Hurricane Sandy, currently centered just north of the Bahamas, is already being billed as a catastrophic storm of the kind that only hits once every hundred years. I might believe the hyperventilating media if they hadn’t already labeled quite a few storms with the same kind of hyperbole over the last decade. As I posted on Facebook this morning, “We’re twelve years into the century and I think we’re on our fourth or fifth ‘storm of the century’ so far.”
I don’t mean to characterize Sandy as an innocuous, run of the mill storm. It isn’t. Sandy is forecast to merge with a cold front and slam the east coast hard with gale-force winds and an impressive deluge of rain. We should expect widespread coastal flooding, and those of us further inland should expect flash floods, downed trees, power outages, and even accumulating snow (at higher elevations). A similar confluence of Hurricane Grace with a cold front in 1991 came to be known as the ‘Perfect Storm‘ and caused over two hundred million dollars in damage and killed thirteen. Thirty-foot waves lashed the coast, destroying hundreds of homes and inundating roads and buildings.

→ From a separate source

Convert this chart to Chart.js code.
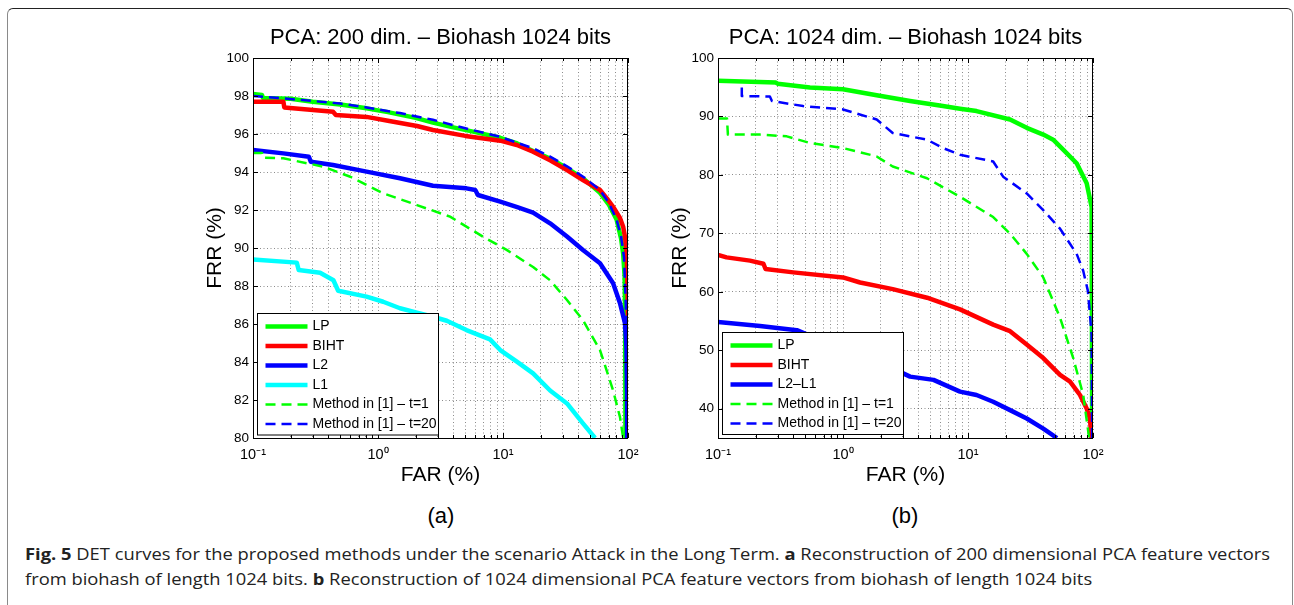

The ‘Perfect Storm’ happened twenty-one years ago, but in the mean time the east coast has been hit by plenty of other major weather systems. I personally remember the Washington, D.C., metropolitan area getting hit hard by Hurricane Fran in 1996, Hurricane Isabel in 2003, and Hurricane Irene in 2011. We had the ‘derecho’ storms this last summer and countless other severe thunderstorms, even some that produced tornadoes. We had the Blizzard of 1996, the Blizzard of 2003, and the repeated ‘Snowpocalypse’ blizzards of the 2010-2011 season. Across the United States you’ll find regular outbreaks of tornadoes, river flooding, droughts, blizzards, and major hurricanes.
None of this is out of the ordinary. If it seems like wacky weather is happening more often, it’s mostly because we’re more connected with the rest of the country (and the world) than we have ever been before . . . and because the television news outlets think they have to breathlessly cover every storm as-if it’s the end of the world. I guess it’s good for the ratings. But the reality is that weather patterns in the U.S. remain about the same as they’ve been for at least the last three hundred years. The fact that we’re all still here is proof that we can survive it.
So if you live in the path of the storm, take appropriate precautions. If the local authorities order an evacuation, get out of there. But let’s not engage in useless hyperbole and exaggeration. It’s a bad storm; it will probably cause damage, and maybe even a handful of deaths and injuries. But it’s not the apocalypse. Batten down the hatches, and I’ll see you on the other side.